Ioana Marinescu and Herb Hovenkamp recognize that assessing a monopsony claim requires looking at both the input and output market:

To have a chance of succeeding, an efficiency case for a merger affecting a labor market must show that post-merger reorganization will decrease the need for workers and will not lower total production. Both of these requirements are essential. A merger that decreases the need for workers may represent nothing more than an exercise of monopsony power, but in that case, ceteris paribus, it will also reduce production. By contrast, a merger that eliminates duplication can also reduce the need for workers, but production will not go down. Indeed, it should go up to the extent that the post-merger firm has lower costs.  

More broadly, challenging mergers based solely on increased bargaining leverage in input markets sits uneasily with the consumer welfare standard that animates modern antitrust law. Under this standard, mergers are judged primarily by their effects on consumers, not suppliers. 

None of this is to deny the importance of the labor-market issues raised by the Kroger/Albertsons deal, or to suggest that antitrust law should never address them. Mergers that demonstrably reduce labor-market competition, depress wages, and thereby harm downstream consumers may well be appropriate targets for enforcement. But the FTC’s apparent view that increased labor-bargaining leverage alone is sufficient to violate the Clayton Act represents a departure from the consumer-focused approach that courts have historically taken. 

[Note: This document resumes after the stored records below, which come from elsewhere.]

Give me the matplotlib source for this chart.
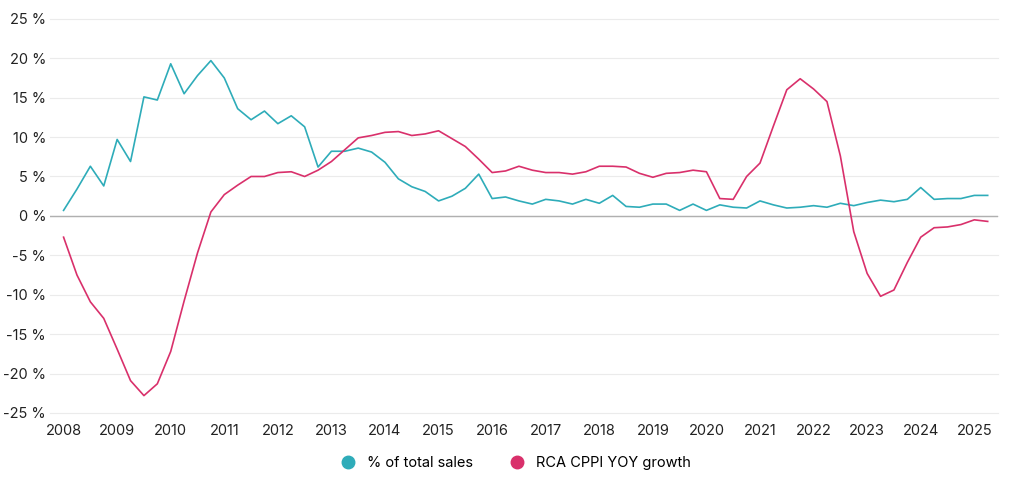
import matplotlib
matplotlib.use("Agg")
import matplotlib.pyplot as plt
import numpy as np
from matplotlib.lines import Line2D

plt.rcParams['font.family'] = ['Inter', 'DejaVu Sans']

start_year = 2008.0
share_sales = [0.7,3.4,6.3,3.8,9.7,6.9,15.1,14.7,19.3,15.5,17.8,19.7,17.5,13.6,12.2,13.3,11.7,12.7,11.3,6.2,
               8.2,8.2,8.6,8.1,6.8,4.7,3.7,3.1,1.9,2.5,3.5,5.3,2.2,2.4,
               1.9,1.5,2.1,1.9,1.5,2.1,1.6,2.6,1.2,1.1,1.5,1.5,0.7,1.5,0.7,1.4,1.1,1.0,1.9,1.4,1.0,1.1,1.3,1.1,
               1.6,1.3,1.7,2.0,1.8,2.1,3.6,2.1,2.2,2.2,2.6,2.6]
cppi_yoy = [-2.7,-7.5,-10.9,-13.0,-16.9,-20.9,-22.8,-21.3,-17.2,-10.8,-4.7,0.5,2.7,3.9,5.0,5.0,5.5,5.6,5.0,5.8,
            6.9,8.4,9.9,10.2,10.6,10.7,10.2,10.4,10.8,9.8,8.8,7.2,5.5,5.7,
            6.3,5.8,5.5,5.5,5.3,5.6,6.3,6.3,6.2,5.4,4.9,5.4,5.5,5.8,5.6,2.2,2.1,5.0,6.7,11.4,16.0,17.4,16.1,14.5,
            7.6,-2.0,-7.3,-10.2,-9.4,-5.9,-2.7,-1.5,-1.4,-1.1,-0.5,-0.7]
x = start_year + np.arange(len(share_sales)) * 0.25
years = list(range(2008, 2026))
yticks = list(range(-25, 30, 5))

teal = "#2eacb9"
red = "#d9306b"

fig = plt.figure(figsize=(10.24, 4.83), dpi=100)
ax = fig.add_axes([0.049, 0.145, 0.926, 0.816])
for y in yticks:
    ax.axhline(y, color="#ebebeb", lw=0.8, zorder=0, clip_on=False)
ax.axhline(0, color="#b0b0b0", lw=1.0, zorder=1)
ax.plot(x, share_sales, color=teal, lw=1.2, zorder=3)
ax.plot(x, cppi_yoy, color=red, lw=1.2, zorder=3)
ax.set_ylim(-25, 25)
ax.set_xlim(2007.75, 2025.45)
ax.set_yticks(yticks)
ax.set_yticklabels([f"{v} %" for v in yticks])
ax.set_xticks(years)
ax.set_xticklabels([str(y) for y in years])
for s in ax.spines.values():
    s.set_visible(False)
ax.tick_params(length=0, labelsize=10.5, colors="#222222")
ax.tick_params(axis="y", pad=3)
ax.tick_params(axis="x", pad=8)
handles = [Line2D([], [], marker="o", ls="", color=teal, markersize=9, label="% of total sales"),
           Line2D([], [], marker="o", ls="", color=red, markersize=9, label="RCA CPPI YOY growth")]
fig.legend(handles=handles, loc="lower center", ncol=2, frameon=False, fontsize=10.5,
           bbox_to_anchor=(0.5, 0.0), handletextpad=0.3, columnspacing=2.0)
fig.savefig("out.png", dpi=100)
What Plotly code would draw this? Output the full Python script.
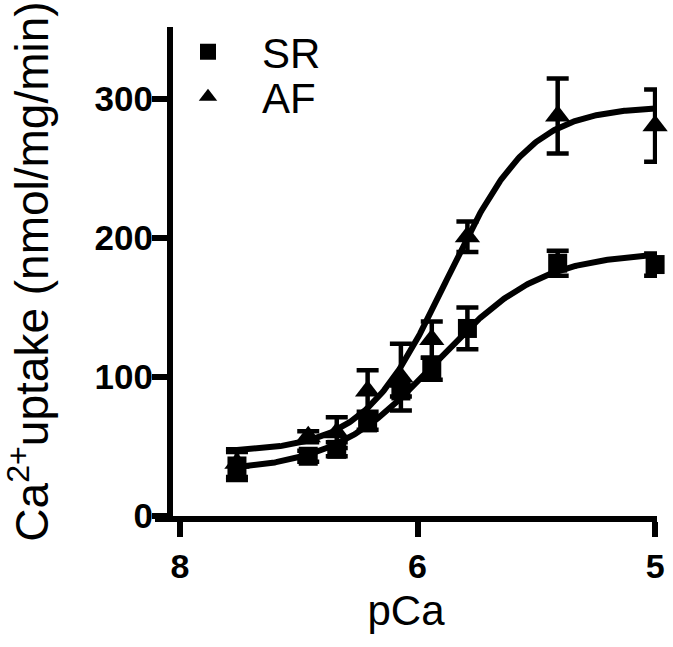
import numpy as np
import plotly.graph_objects as go

# ---- data (x in axis units; tick labels as printed on the original) ----
pca = [6.76, 6.46, 6.34, 6.21, 6.07, 5.94, 5.79, 5.41, 5.00]
sr_mean = [36, 43, 48, 67, 90, 106, 135, 182, 181]
sr_err = [10, 4, 5, 5, 4, 8, 15, 9, 8]
af_mean = [38, 57, 60, 90, 100, 127, 201, 288, 281]
af_err = [10, 4, 11, 15, 24, 13, 11, 27, 26]

x_tickvals = [7, 6, 5]
x_ticktext = ["8", "6", "5"]
y_tickvals = [0, 100, 200, 300]

# fitted sigmoidal (Hill) curve parameters: bottom, top, pEC50, slope
sr_fit = dict(bottom=32, top=190, p50=5.92, n=2.0)
af_fit = dict(bottom=46, top=295, p50=5.876, n=2.5)


def hill(v, p):
    v = np.asarray(v)
    return p["bottom"] + (p["top"] - p["bottom"]) / (1 + 10 ** (p["n"] * (v - p["p50"])))


xs = np.linspace(max(pca), min(pca), 300)

FONT = "Arial, Liberation Sans, sans-serif"
fig = go.Figure()

fig.add_trace(go.Scatter(x=xs, y=hill(xs, af_fit), mode="lines",
                         line=dict(color="black", width=6), showlegend=False,
                         hoverinfo="skip"))
fig.add_trace(go.Scatter(x=xs, y=hill(xs, sr_fit), mode="lines",
                         line=dict(color="black", width=6), showlegend=False,
                         hoverinfo="skip"))

fig.add_trace(go.Scatter(x=pca, y=af_mean, mode="markers", name="AF",
                         legend="legend2",
                         marker=dict(symbol="triangle-up", size=22, color="black"),
                         error_y=dict(type="data", array=af_err, visible=True,
                                      color="black", thickness=4.5, width=11),
                         cliponaxis=False))
fig.add_trace(go.Scatter(x=pca, y=sr_mean, mode="markers", name="SR",
                         legend="legend",
                         marker=dict(symbol="square", size=19, color="black"),
                         error_y=dict(type="data", array=sr_err, visible=True,
                                      color="black", thickness=4.5, width=11),
                         cliponaxis=False))

leg_common = dict(xanchor="left", yanchor="middle",
                  font=dict(size=42, family=FONT, color="black"),
                  itemwidth=98, bgcolor="rgba(0,0,0,0)", borderwidth=0)

fig.update_layout(
    width=673, height=647,
    margin=dict(l=155, r=16, t=27, b=131, autoexpand=False),
    paper_bgcolor="white", plot_bgcolor="white",
    font=dict(family=FONT, color="black"),
    showlegend=True,
    legend=dict(x=-0.002, y=0.949, **leg_common),
    legend2=dict(x=-0.002, y=0.857, **leg_common),
    xaxis=dict(range=[7.105, 4.992], tickvals=x_tickvals, ticktext=x_ticktext,
               showgrid=False, zeroline=False, showline=True, linecolor="black",
               linewidth=6, ticks="outside", ticklen=15, tickwidth=6,
               tickcolor="black", automargin=False,
               tickfont=dict(size=34, family=FONT, weight="bold"),
               title=dict(text="pCa", font=dict(size=42, family=FONT), standoff=14)),
    yaxis=dict(range=[0, 352], tickvals=y_tickvals, showgrid=False, zeroline=False,
               showline=True, linecolor="black", linewidth=6, ticks="outside",
               ticklen=15, tickwidth=6, tickcolor="black", automargin=False,
               anchor="free", position=0.0299, ticklabelstandoff=-8,
               tickfont=dict(size=35, family=FONT, weight="bold"),
               title=dict(text="Ca<sup>2+</sup>uptake (nmol/mg/min)",
                          font=dict(size=46, family=FONT), standoff=34)),
)

fig.write_html("out.html", config={"displayModeBar": False},
               post_script="document.body.style.margin='0';")
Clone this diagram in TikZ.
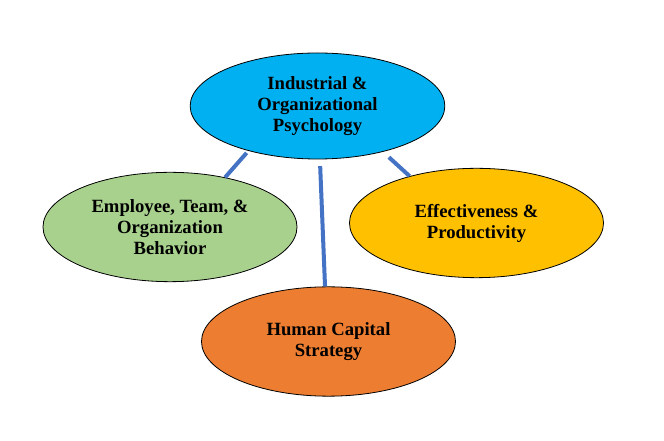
\documentclass[tikz,border=0pt]{standalone}
\usepackage{fontspec}
\setmainfont{Liberation Serif}
\usetikzlibrary{shapes.geometric}
\definecolor{topblue}{HTML}{00B0F0}
\definecolor{leftgreen}{HTML}{A9D18E}
\definecolor{rightyellow}{HTML}{FFC000}
\definecolor{bottomorange}{HTML}{ED7D31}
\definecolor{connblue}{HTML}{4472C4}
\tikzset{
  bubble/.style={ellipse, draw=black, line width=0.6pt, inner sep=0pt,
    minimum width=190.5pt, minimum height=82pt, align=center,
    font=\fontsize{14}{15.75}\selectfont\bfseries, text=black},
  conn/.style={draw=connblue, line width=3pt}
}
\begin{document}
\begin{tikzpicture}[x=0.75pt,y=-0.75pt]
\useasboundingbox[fill=white] (0,0) rectangle (664,441);
\node[bubble, fill=topblue, minimum height=79.5pt, minimum width=191pt] (top) at (317.5,106) {Industrial \&\\Organizational\\Psychology};
\node[bubble, fill=leftgreen] (left) at (170,227) {Employee, Team, \&\\Organization\\Behavior};
\node[bubble, fill=rightyellow] (right) at (476.5,223) {Effectiveness \&\\Productivity};
\node[bubble, fill=bottomorange] (bottom) at (328.5,341.5) {Human Capital\\Strategy};
\draw[conn, shorten <=2pt] (top.213.3) -- (left.42.4);
\draw[conn, shorten <=6pt] (top.-35) -- (right.145.4);
\draw[conn] ([xshift=2pt,yshift=-5pt]top.south) -- ([xshift=-2.6pt]bottom.north);
\end{tikzpicture}
\end{document}
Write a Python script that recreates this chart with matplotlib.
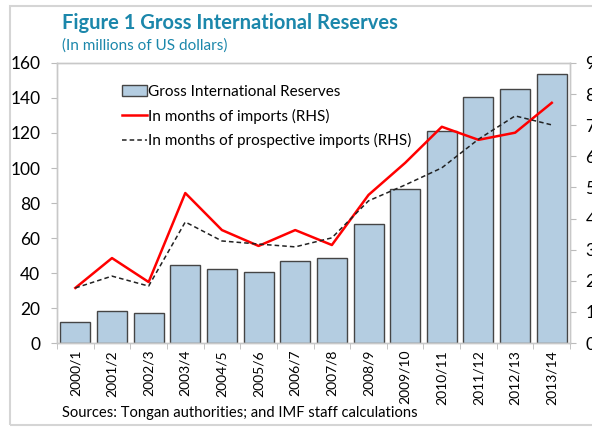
import matplotlib.pyplot as plt
import matplotlib.patches as mpatches
from matplotlib.lines import Line2D
import numpy as np

plt.rcParams['font.family'] = ['Lato', 'DejaVu Sans']

years = ['2000/1', '2001/2', '2002/3', '2003/4', '2004/5', '2005/6', '2006/7',
         '2007/8', '2008/9', '2009/10', '2010/11', '2011/12', '2012/13', '2013/14']
reserves = [12, 18.3, 17, 44.6, 42.3, 40.6, 47, 48.6, 68, 88, 121, 140.6, 145, 153.7]
months_imports = [1.77, 2.73, 1.96, 4.82, 3.63, 3.12, 3.63, 3.15, 4.76, 5.79, 6.95, 6.53, 6.76, 7.72]
months_prospective = [1.77, 2.15, 1.83, 3.89, 3.28, 3.18, 3.09, 3.38, 4.57, 5.08, 5.63, 6.55, 7.3, 7.01]

teal = '#1b87ab'
x = np.arange(len(years))

fig = plt.figure(figsize=(5.92, 4.30), dpi=100)
ax = fig.add_axes([0.0963, 0.2023, 0.8667, 0.6512])

ax.bar(x, reserves, width=0.82, color='#b4cde1', edgecolor='#454545', linewidth=1.0, zorder=2)
ax.set_xlim(-0.5, len(years) - 0.5)
ax.set_ylim(0, 160)
ax.set_yticks(range(0, 161, 20))
ax.set_xticks(x)
ax.set_xticklabels(years, rotation=90, fontsize=10)
ax.tick_params(axis='x', length=0, pad=5)
ax.set_xticks(np.arange(-0.5, len(years), 1), minor=True)
ax.tick_params(axis='x', which='minor', length=4, color='#bbbbbb', direction='out')
ax.tick_params(axis='y', labelsize=12.5, length=4, color='#bbbbbb', pad=8)

ax2 = ax.twinx()
ax2.plot(x, months_imports, color='#ff0000', linewidth=1.8, zorder=3)
ax2.plot(x, months_prospective, color='#222222', linewidth=1.1, linestyle=(0, (3, 2)), zorder=3)
ax2.set_ylim(0, 9)
ax2.set_yticks(range(0, 10))
ax2.tick_params(axis='y', labelsize=12.5, length=4, color='#bbbbbb', pad=7)

for a in (ax, ax2):
    for s in a.spines.values():
        s.set_color('#c8c8c8')
        s.set_linewidth(1.0)

handles = [
    mpatches.Patch(facecolor='#b4cde1', edgecolor='#454545', linewidth=1.0),
    Line2D([], [], color='#ff0000', linewidth=1.8),
    Line2D([], [], color='#222222', linewidth=1.1, linestyle=(0, (3, 2))),
]
labels = ['Gross International Reserves', 'In months of imports (RHS)',
          'In months of prospective imports (RHS)']
ax2.legend(handles, labels, loc='upper left', bbox_to_anchor=(0.1, 0.97), frameon=False,
           fontsize=11, handlelength=1.6, handletextpad=0.1, labelspacing=0.62)

fig.text(0.105, 0.947, 'Figure 1 Gross International Reserves', color=teal,
         fontsize=14.5, fontweight='bold', va='center')
fig.text(0.105, 0.893, '(In millions of US dollars)', color=teal, fontsize=11, va='center')
fig.text(0.105, 0.04, 'Sources: Tongan authorities; and IMF staff calculations',
         fontsize=10.6, va='center')

fig.patches.append(mpatches.Rectangle((0.017, 0.012), 1.2, 0.975, transform=fig.transFigure,
                                      fill=False, edgecolor='#d5d5d5', linewidth=1.5))

fig.savefig('out.png', dpi=100)
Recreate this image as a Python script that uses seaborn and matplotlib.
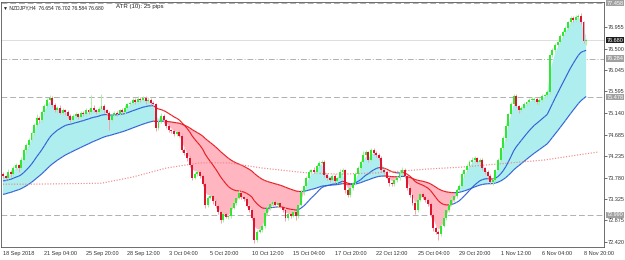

Ultimately, while the Kroger/Albertsons case raises important and difficult questions about the goals of antitrust law and the treatment of labor-market harms, the FTC’s complaint does not provide satisfactory answers. Perhaps that’s not a major problem. It is, after all, just the initial complaint.

But by uncritically embracing the Hemphill-Rose view that buyer-side leverage is a cognizable harm, even absent consumer injury, the complaint seeks to dramatically expand antitrust doctrine without grappling with the tensions this creates with existing precedents, which emphasize consumer welfare. A more cautious, grounded approach is warranted unless and until Congress or the Supreme Court provides clearer guidance on these issues.